The glandular disorder which led to his excessive weight also subjected him to constant sweating. He took what exercise he could in the country, and after discovering that there was a sauna establishment in the Leipzigstrasse he frequently went there with Kropp after hours until he was able to install a sauna room in the basement at Carinhall. It was at this establishment in Berlin that he discovered his other manservant, Müller, who was a masseur there; Müller was later engaged as Kropp's assistant in the personal service of the Reich Minister. As a further attempt at exercise, Goering would occasionally indulge himself in a form of tennis; he would play with anyone who was prepared to observe his personal rules for the game, which were that the ball should always be directed by his opponent to a spot near to where he was standing so that he need not run after it. “Can't you see where I'm standing?” he would shout if the ball fell out of reach.

In February 1937 Goering went to Poland as the guest of its President, Ignacy Mościcki, to shoot lynxes and to reassure him of Germany's peaceful intentions. He met Marshal Śmigly-Rydz in Warsaw on February 10 and told him Germany was completely satisfied with her present frontiers with Poland and had no intention of seizing the Polish Corridor. “We don't want the Corridor,” he is reported to have said. “I say that sincerely and categorically. We don't need the Corridor.” They could take his word for it. Germany wanted a strong Poland because if she were weak this would only encourge an attack by the Soviet Union, and the one thing Germany did not want was an extension of Russian power, whether Communist or monarchist. It would pay Poland, he said, to “deal with a friendly-disposed Reich,” and he repeated again and again how he hoped the friendly and peaceful intentions of Hitler toward Poland would be reflected in a better understanding between the Polish and German peoples as a whole. Then he slipped in a reference to Danzig and “the advent of the Hitler regime in the Free City,” and the facilitating of German entry to East Prussia through Poland. In Berlin on November 4 in a conversation with Count Szembek, the Polish Under-Secretary for Foreign Affairs, he returned to the same subject—that, as the Count reported it, “the Third Reich was not nursing the least idea of aggressive intentions against Poland and regarded her territorial integrity as inviolable.” (This was the day before Hitler's notorious meeting with his ministers and military chiefs at which the future expansion of Germany at the expense of her neighbors would be plainly stated in a speech lasting four and a half hours.) Incidents in Danzig, said Goering, were unimportant; “nothing could happen in Danzig against Poland.”
19

The British ambassadors during the Nazi regime were Sir Horace Rumbold, who left Berlin in May 1933, Sir Eric Phipps (May 1933 to May 1937) and Sir Nevile Henderson (May 1937 to September 1939).
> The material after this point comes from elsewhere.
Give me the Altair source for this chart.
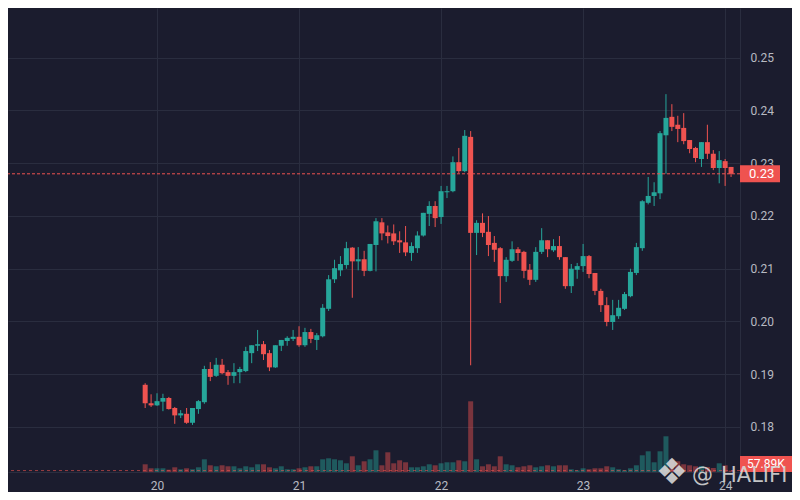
import altair as alt
import pandas as pd

# ---------------- data (hourly candles) ----------------
opens = [0.1880,0.1845,0.1841,0.1848,0.1855,0.1836,0.1822,0.1825,0.1808,0.1834,
         0.1847,0.1910,0.1897,0.1918,0.1904,0.1897,0.1904,0.1906,0.1940,0.1954,
         0.1957,0.1940,0.1913,0.1954,0.1963,0.1967,0.1971,0.1955,0.1980,0.1965,
         0.1972,0.2024,0.2080,0.2097,0.2107,0.2140,0.2114,0.2118,0.2096,0.2145,
         0.2188,0.2169,0.2167,0.2154,0.2150,0.2130,0.2139,0.2163,0.2204,0.2219,
         0.2198,0.2245,0.2247,0.2302,0.2285,0.2350,0.2168,0.2187,0.2170,0.2149,
         0.2139,0.2086,0.2115,0.2137,0.2132,0.2098,0.2079,0.2132,0.2154,0.2135,
         0.2143,0.2122,0.2067,0.2098,0.2105,0.2124,0.2092,0.2058,0.2031,0.1999,
         0.2010,0.2024,0.2048,0.2092,0.2139,0.2225,0.2238,0.2243,0.2353,0.2388,
         0.2373,0.2367,0.2344,0.2329,0.2308,0.2340,0.2318,0.2291,0.2304,0.2293]

highs = [0.1883,0.1862,0.1864,0.1863,0.1857,0.1838,0.1832,0.1836,0.1836,0.1851,
         0.1916,0.1923,0.1931,0.1929,0.1908,0.1921,0.1914,0.1952,0.1955,0.1984,
         0.1963,0.1946,0.1955,0.1965,0.1972,0.1984,0.1991,0.1988,0.1986,0.1978,
         0.2033,0.2088,0.2117,0.2124,0.2151,0.2141,0.2141,0.2134,0.2147,0.2196,
         0.2196,0.2182,0.2184,0.2171,0.2181,0.2150,0.2171,0.2206,0.2228,0.2228,
         0.2257,0.2257,0.2313,0.2329,0.2363,0.2361,0.2192,0.2205,0.2200,0.2162,
         0.2141,0.2122,0.2152,0.2141,0.2134,0.2109,0.2141,0.2177,0.2154,0.2156,
         0.2162,0.2122,0.2109,0.2111,0.2147,0.2126,0.2092,0.2062,0.2046,0.2041,
         0.2041,0.2056,0.2100,0.2149,0.2230,0.2274,0.2264,0.2361,0.2431,0.2412,
         0.2390,0.2395,0.2344,0.2331,0.2340,0.2373,0.2325,0.2323,0.2308,0.2293]

lows = [0.1836,0.1838,0.1840,0.1830,0.1833,0.1806,0.1817,0.1806,0.1804,0.1825,
        0.1844,0.1887,0.1895,0.1900,0.1880,0.1883,0.1883,0.1904,0.1921,0.1944,
        0.1927,0.1906,0.1912,0.1944,0.1954,0.1963,0.1952,0.1952,0.1959,0.1946,
        0.1970,0.2020,0.2073,0.2086,0.2100,0.2045,0.2097,0.2086,0.2095,0.2095,
        0.2154,0.2148,0.2145,0.2130,0.2124,0.2115,0.2130,0.2161,0.2181,0.2179,
        0.2185,0.2234,0.2245,0.2281,0.2283,0.1917,0.2126,0.2160,0.2124,0.2113,
        0.2035,0.2075,0.2113,0.2115,0.2082,0.2069,0.2075,0.2128,0.2122,0.2132,
        0.2117,0.2062,0.2054,0.2081,0.2094,0.2082,0.2050,0.2018,0.1991,0.1984,
        0.2005,0.2022,0.2046,0.2088,0.2134,0.2222,0.2219,0.2232,0.2280,0.2361,
        0.2340,0.2336,0.2319,0.2302,0.2293,0.2308,0.2287,0.2262,0.2257,0.2274]

closes = [0.1845,0.1841,0.1849,0.1855,0.1834,0.1822,0.1826,0.1808,0.1836,0.1849,
          0.1910,0.1895,0.1918,0.1902,0.1897,0.1904,0.1910,0.1944,0.1955,0.1957,
          0.1938,0.1913,0.1955,0.1965,0.1969,0.1971,0.1955,0.1980,0.1967,0.1974,
          0.2026,0.2080,0.2101,0.2109,0.2139,0.2114,0.2118,0.2096,0.2147,0.2190,
          0.2167,0.2162,0.2152,0.2150,0.2131,0.2143,0.2163,0.2206,0.2219,0.2196,
          0.2247,0.2247,0.2302,0.2285,0.2352,0.2168,0.2187,0.2168,0.2145,0.2136,
          0.2086,0.2117,0.2137,0.2130,0.2096,0.2079,0.2132,0.2154,0.2137,0.2143,
          0.2122,0.2067,0.2100,0.2105,0.2124,0.2090,0.2058,0.2031,0.1999,0.2012,
          0.2026,0.2052,0.2094,0.2141,0.2228,0.2238,0.2245,0.2357,0.2386,0.2369,
          0.2365,0.2342,0.2327,0.2310,0.2340,0.2318,0.2291,0.2306,0.2291,0.2280]

volumes_k = [308,148,148,148,92,188,108,148,108,188,
             508,268,228,268,228,228,148,228,188,308,
             308,188,148,228,108,108,148,188,228,228,
             508,548,508,468,348,628,268,428,508,868,
             268,788,348,468,388,188,188,228,308,268,
             348,388,388,468,428,2828,508,228,308,228,
             628,308,268,188,228,268,188,228,268,228,
             268,268,108,68,148,108,148,148,228,188,
             108,68,148,268,668,828,388,828,1428,508,
             428,308,268,228,240,200,160,348,268,57.89]

times = pd.date_range("2024-03-19 22:00", periods=len(opens), freq="h")
price_ticks = [0.18, 0.19, 0.20, 0.21, 0.22, 0.23, 0.24, 0.25]
day_ticks = [20, 21, 22, 23, 24]
last_close = closes[-1]
last_vol = volumes_k[-1]
vol_label = "57.89K"
watermark_at = "@"
watermark_name = "HALIFI"
logo_glyph = "\u2756"

# ---------------- styling ----------------
BG = "#1b1c2e"
GRID = "#2a2d3f"
LABEL = "#b8bac2"
UP = "#26a69a"
DOWN = "#ef5350"
W, H = 732, 464
PAD_R, PAD_B = 52, 20

df = pd.DataFrame({"t": times, "open": opens, "high": highs, "low": lows,
                   "close": closes, "vol": volumes_k})
df["dir"] = ["up" if c >= o else "down" for o, c in zip(opens, closes)]

ann = pd.DataFrame({"last_close": [last_close], "price_label": [f"{last_close:.2f}"],
                    "last_vol": [last_vol], "vol_label": [vol_label],
                    "at": [watermark_at], "name": [watermark_name], "logo": [logo_glyph]})

x_enc = alt.X("t:T", title=None,
              scale=alt.Scale(domain=[alt.DateTime(year=2024, month=3, date=18, hours=23, minutes=40),
                                      alt.DateTime(year=2024, month=3, date=24, hours=1, minutes=40)]),
              axis=alt.Axis(values=[alt.DateTime(year=2024, month=3, date=d) for d in day_ticks],
                            format="%d", labelFlush=False, labelOverlap=False, ticks=False,
                            labelPadding=8, grid=True, gridColor=GRID, domainColor=GRID,
                            labelColor=LABEL, labelFontSize=12, labelFont="Roboto"))

color_enc = alt.Color("dir:N", scale=alt.Scale(domain=["up", "down"], range=[UP, DOWN]), legend=None)

price_scale = alt.Scale(domain=[0.171469, 0.259431], nice=False, zero=False)
price_axis = alt.Axis(orient="right", values=price_ticks, format=".2f", ticks=False,
                      labelPadding=10, grid=True, gridColor=GRID, domainColor=GRID,
                      labelColor=LABEL, labelFontSize=12, labelFont="Roboto")

wick = alt.Chart(df).mark_rule(strokeWidth=1).encode(
    x=x_enc, y=alt.Y("low:Q", scale=price_scale, axis=price_axis, title=None),
    y2="high:Q", color=color_enc)
body = alt.Chart(df).mark_bar(size=5).encode(
    x=x_enc, y="open:Q", y2="close:Q", color=color_enc)
last_line = alt.Chart(ann).mark_rule(color=DOWN, strokeDash=[3, 2], strokeWidth=1).encode(
    y="last_close:Q")
badge = alt.Chart(ann).mark_rule(color=DOWN, strokeWidth=17, strokeCap="butt").encode(
    x=alt.value(W), x2=alt.value(W + 40), y="last_close:Q")
badge_text = alt.Chart(ann).mark_text(align="left", baseline="middle", color="#ffffff",
                                      fontSize=13, font="Roboto").encode(
    x=alt.value(W + 9), y="last_close:Q", text="price_label:N")
price_layer = alt.layer(wick, body, last_line, badge, badge_text)

vol_scale = alt.Scale(domain=[0, 18560], nice=False, zero=True)
vol_bars = alt.Chart(df).mark_bar(size=5, opacity=0.45).encode(
    x=x_enc, y=alt.Y("vol:Q", scale=vol_scale, axis=None), color=color_enc)
vol_line = alt.Chart(ann).mark_rule(color=DOWN, opacity=0.6, strokeDash=[3, 3], strokeWidth=1).encode(
    y=alt.Y("last_vol:Q", scale=vol_scale, axis=None))
vol_layer = alt.layer(vol_bars, vol_line)

vol_badge = alt.Chart(ann).mark_rule(color=DOWN, strokeWidth=16, strokeCap="butt").encode(
    x=alt.value(W), x2=alt.value(W + PAD_R), y=alt.value(456))
vol_badge_text = alt.Chart(ann).mark_text(align="left", baseline="middle", color="#ffffff",
                                          fontSize=12, font="Roboto").encode(
    x=alt.value(W + 7), y=alt.value(456), text="vol_label:N")

logo = alt.Chart(ann).mark_text(align="center", baseline="middle", color="#d6d6d6",
                                opacity=0.9, fontSize=36, font="DejaVu Sans").encode(
    x=alt.value(664), y=alt.value(465), text="logo:N")
wm_at = alt.Chart(ann).mark_text(align="left", baseline="middle", color="#d6d6d6",
                                 opacity=0.9, fontSize=21, font="DejaVu Sans").encode(
    x=alt.value(684), y=alt.value(468), text="at:N")
wm_name = alt.Chart(ann).mark_text(align="left", baseline="middle", color="#d6d6d6",
                                   opacity=0.9, fontSize=21, font="DejaVu Sans").encode(
    x=alt.value(713), y=alt.value(468), text="name:N")

chart = alt.layer(vol_layer, price_layer, vol_badge, vol_badge_text, logo, wm_at, wm_name
                  ).resolve_scale(y="independent").properties(
    width=W, height=H, background=BG,
    padding={"left": 0, "top": 0, "right": PAD_R, "bottom": PAD_B},
    autosize=alt.AutoSizeParams(type="none")
).configure_view(strokeWidth=0)

chart.save("out.html", embed_options={"renderer": "svg", "actions": False})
Before he left for Germany, Henderson was instructed by both Baldwin, the retiring Prime Minister, and Chamberlain, who was to follow him, to do his “utmost to work with Hitler and the Nazi Party as the existing government in Germany.” In Henderson Goering was to find at first a friend, for the new British ambassador —“the man with the flower,” as Hitler called him—enjoyed both good sport and good society. Henderson wrote:

Of all the big Nazi leaders, Hermann Goering was for me by far the most sympathetic . . . In any crisis, as in war, he would be quite ruthless. He once said to me that the British whom he really admired were those whom he described as the pirates, such as Francis Drake, and he reproached us for having become too “debrutalized.” He was, in fact, himself a typical and brutal buccaneer, but he had certain attractive qualities, and I must frankly say that I had a real personal liking for him . . . I liked Frau Goering as much as her husband, and possibly for better moral reasons.
20

Henderson first met Emmy Goering at an embassy lunch he gave for the Prime Minister of Canada in June 1937. He found her simple, natural and easy to like. The brief conversation he had with her turned on a remark on vanity in men and women. “I approve of vanity in men,” said Emmy.